Data:
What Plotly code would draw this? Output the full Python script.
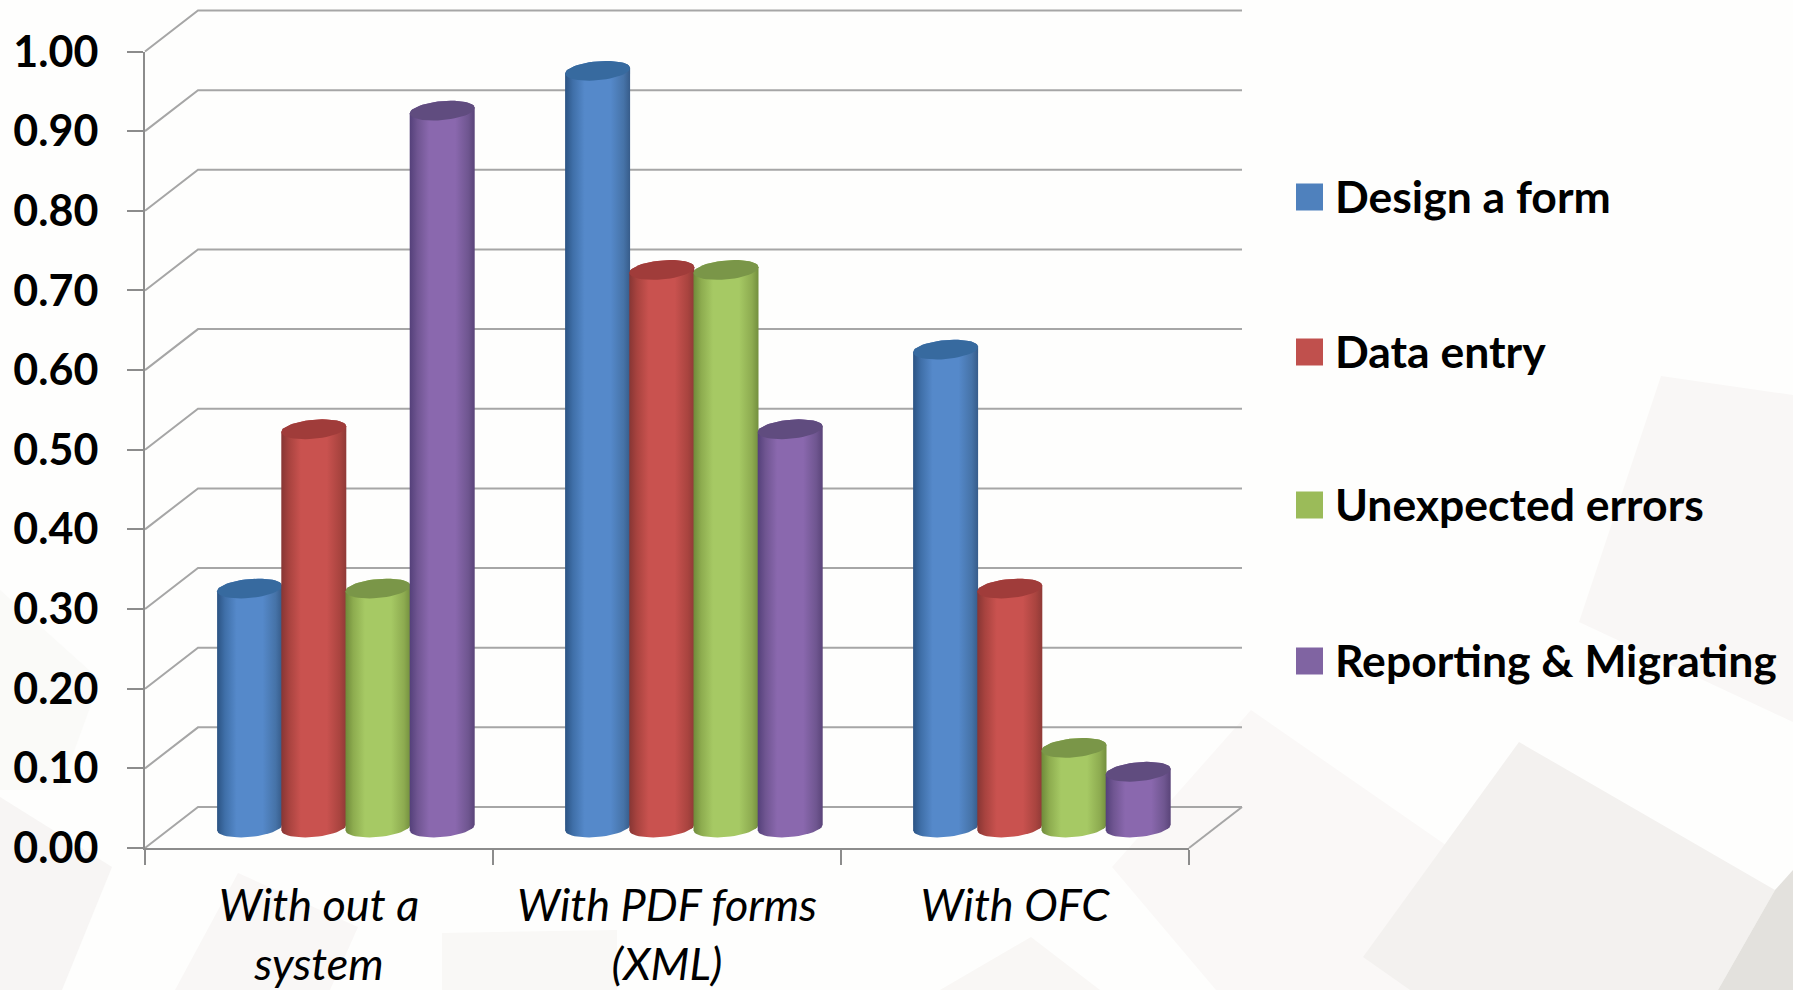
import math
import plotly.graph_objects as go

categories = ["With out a<br>system", "With PDF forms<br>(XML)", "With OFC"]
design_a_form = [0.30, 0.95, 0.60]
data_entry = [0.50, 0.70, 0.30]
unexpected_errors = [0.30, 0.70, 0.10]
reporting_migrating = [0.90, 0.50, 0.07]
series_names = ["Design a form", "Data entry", "Unexpected errors", "Reporting & Migrating"]
series_values = [design_a_form, data_entry, unexpected_errors, reporting_migrating]
swatch_colors = ["#4f81bd", "#c0504d", "#9bbb59", "#8064a2"]
body_scales = [
    [[0, "#2b5383"], [0.12, "#3f6fa8"], [0.3, "#5589ca"], [0.7, "#5589ca"], [0.9, "#4673a8"], [1, "#375c8a"]],
    [[0, "#873634"], [0.12, "#a8433f"], [0.3, "#c9524f"], [0.7, "#c9524f"], [0.9, "#a9443f"], [1, "#8f3a37"]],
    [[0, "#6f8a3a"], [0.12, "#8dac4f"], [0.3, "#a6c964"], [0.7, "#a6c964"], [0.9, "#8dab50"], [1, "#738f3e"]],
    [[0, "#54407a"], [0.12, "#6f5591"], [0.3, "#8a68ae"], [0.7, "#8a68ae"], [0.9, "#6f5690"], [1, "#5a4479"]],
]
cap_colors = ["#376a9f", "#a03c3a", "#7a9648", "#604c7f"]

# page geometry (pixels)
W, H = 1793, 990
LEFT, RIGHT, BOTTOM, TOP = 145, 1189, 848, 51.5
PX_PER_CAT = (RIGHT - LEFT) / 3
PX_PER_VAL = BOTTOM - TOP
DEPTH_X, DEPTH_Y = 53, 41
BAR_W = 64.2
GROUP_START = 72.5
RX, RY, TILT = 32.5, 9.5, 2.8
GRID = "#a6a6a6"
AXIS = "#8c8c8c"


def dx(px):
    return px / PX_PER_CAT


def dy(px):
    return px / PX_PER_VAL


def cylinder(cat, ser, val):
    cx = cat + dx(GROUP_START + BAR_W * (ser + 0.5))
    base = dy(DEPTH_Y / 2)
    top = base + val

    def pt(theta, level):
        c, s = math.cos(theta), math.sin(theta)
        return cx + dx(RX * c), level + dy(RY * s + TILT * c)

    steps = [i * math.pi / 24 for i in range(25)]
    upper = [pt(t, top) for t in steps]                      # right to left over the top
    lower = [pt(math.pi + t, base) for t in steps]           # left to right under the base
    body = upper + lower + [upper[0]]
    cap = upper + [pt(math.pi + t, top) for t in steps]
    return body, cap


fig = go.Figure()

# walls: one polyline per axis tick value
for v in [i / 10 for i in range(11)]:
    fig.add_trace(go.Scatter(
        x=[0, dx(DEPTH_X), 3 + dx(DEPTH_X)],
        y=[v, v + dy(DEPTH_Y), v + dy(DEPTH_Y)],
        mode="lines", line=dict(color=GRID, width=2),
        showlegend=False, hoverinfo="skip"))
fig.add_trace(go.Scatter(
    x=[3, 3 + dx(DEPTH_X)], y=[0, dy(DEPTH_Y)],
    mode="lines", line=dict(color=GRID, width=2),
    showlegend=False, hoverinfo="skip"))

# cylinders
for cat in range(len(categories)):
    for s, vals in enumerate(series_values):
        body, cap = cylinder(cat, s, vals[cat])
        fig.add_trace(go.Scatter(
            x=[p[0] for p in body], y=[p[1] for p in body],
            mode="lines", line=dict(width=0), fill="toself",
            fillgradient=dict(type="horizontal", colorscale=body_scales[s]),
            name=series_names[s], showlegend=False, hoverinfo="skip"))
        fig.add_trace(go.Scatter(
            x=[p[0] for p in cap], y=[p[1] for p in cap],
            mode="lines", line=dict(width=0), fill="toself", fillcolor=cap_colors[s],
            name=series_names[s], showlegend=False, hoverinfo="skip"))

# carrier for the visible axes, which sit on top of the full-page data axes
fig.add_trace(go.Scatter(x=[0.5, 1.5, 2.5], y=[0, 0, 0], xaxis="x2", yaxis="y2",
                         mode="markers", marker=dict(opacity=0),
                         showlegend=False, hoverinfo="skip"))


def px(x):
    return x / W


def py(y):
    return 1 - y / H


# faint background tiles
tiles = [
    ("#f9f7f6", [(1661, 376), (1793, 395), (1793, 722), (1579, 622)]),
    ("#faf8f7", [(1251, 710), (1453, 850), (1410, 990), (1216, 990), (1112, 867)]),
    ("#f3f1ef", [(1519, 742), (1775, 890), (1718, 990), (1410, 990), (1363, 957)]),
    ("#e3e1dd", [(1775, 890), (1793, 870), (1793, 990), (1718, 990)]),
    ("#f7f5f4", [(0, 797), (112, 867), (62, 990), (0, 990)]),
    ("#fafaf8", [(0, 590), (100, 680), (60, 790), (0, 790)]),
    ("#f9f7f6", [(238, 873), (358, 927), (330, 990), (175, 990)]),
    ("#f9f8f6", [(442, 933), (617, 930), (617, 990), (442, 990)]),
    ("#f9f7f5", [(1031, 937), (1100, 990), (940, 990)]),
]
shapes = []
for color, pts in tiles:
    d = "M" + " L".join(f"{px(x):.5f},{py(y):.5f}" for x, y in pts) + " Z"
    shapes.append(dict(type="path", xref="paper", yref="paper", path=d,
                       fillcolor=color, line=dict(width=0), layer="below"))

# legend
LEGEND_Y = [197, 352, 505, 661]
annotations = []
for name, color, y in zip(series_names, swatch_colors, LEGEND_Y):
    shapes.append(dict(type="rect", xref="paper", yref="paper",
                       x0=px(1296), x1=px(1323), y0=py(y + 13.5), y1=py(y - 13.5),
                       fillcolor=color, line=dict(width=0)))
    annotations.append(dict(xref="paper", yref="paper", x=px(1333), y=py(y - 1.5),
                            text=name, showarrow=False, xanchor="left", yanchor="middle",
                            font=dict(family="Lato", size=44.5, color="#000000", weight="bold")))

fig.update_layout(
    width=W, height=H, autosize=False,
    margin=dict(l=0, r=0, t=0, b=0),
    paper_bgcolor="#fefefd", plot_bgcolor="rgba(0,0,0,0)",
    showlegend=False, shapes=shapes, annotations=annotations,
    xaxis=dict(domain=[0, 1], range=[-LEFT / PX_PER_CAT, (W - LEFT) / PX_PER_CAT],
               visible=False, automargin=False),
    yaxis=dict(domain=[0, 1], range=[(BOTTOM - H) / PX_PER_VAL, BOTTOM / PX_PER_VAL],
               visible=False, automargin=False),
    xaxis2=dict(
        domain=[px(LEFT), px(RIGHT)], range=[0, 3], anchor="y2", automargin=False,
        tickmode="array", tickvals=[0.5, 1.5, 2.5], ticktext=categories,
        ticks="", showgrid=False, zeroline=False,
        showline=True, linecolor=AXIS, linewidth=2,
        tickfont=dict(family="Lato", size=45, style="italic", color="#000000"),
        ticklabelstandoff=17,
        minor=dict(tickmode="array", tickvals=[0, 1, 2, 3], ticks="outside",
                   ticklen=15, tickwidth=2, tickcolor=AXIS, showgrid=False),
    ),
    yaxis2=dict(
        domain=[py(BOTTOM), py(TOP)], range=[0, 1], anchor="x2", automargin=False,
        tickmode="linear", tick0=0, dtick=0.1, tickformat=".2f",
        ticks="outside", ticklen=16, tickwidth=2, tickcolor=AXIS,
        showgrid=False, zeroline=False,
        showline=True, linecolor=AXIS, linewidth=2,
        tickfont=dict(family="Lato", size=43, weight="bold", color="#000000"),
        ticklabelstandoff=20,
    ),
)

fig.write_html("out.html", config={"displayModeBar": False},
               post_script="document.body.style.margin='0';document.body.style.overflow='hidden';")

Exercise: Leave out the pictures. Transcribe only the lines above, from the first through the one that contains "import plotly.graph_objects as go".

Task solution:
What Plotly code would draw this? Output the full Python script.
import math
import plotly.graph_objects as go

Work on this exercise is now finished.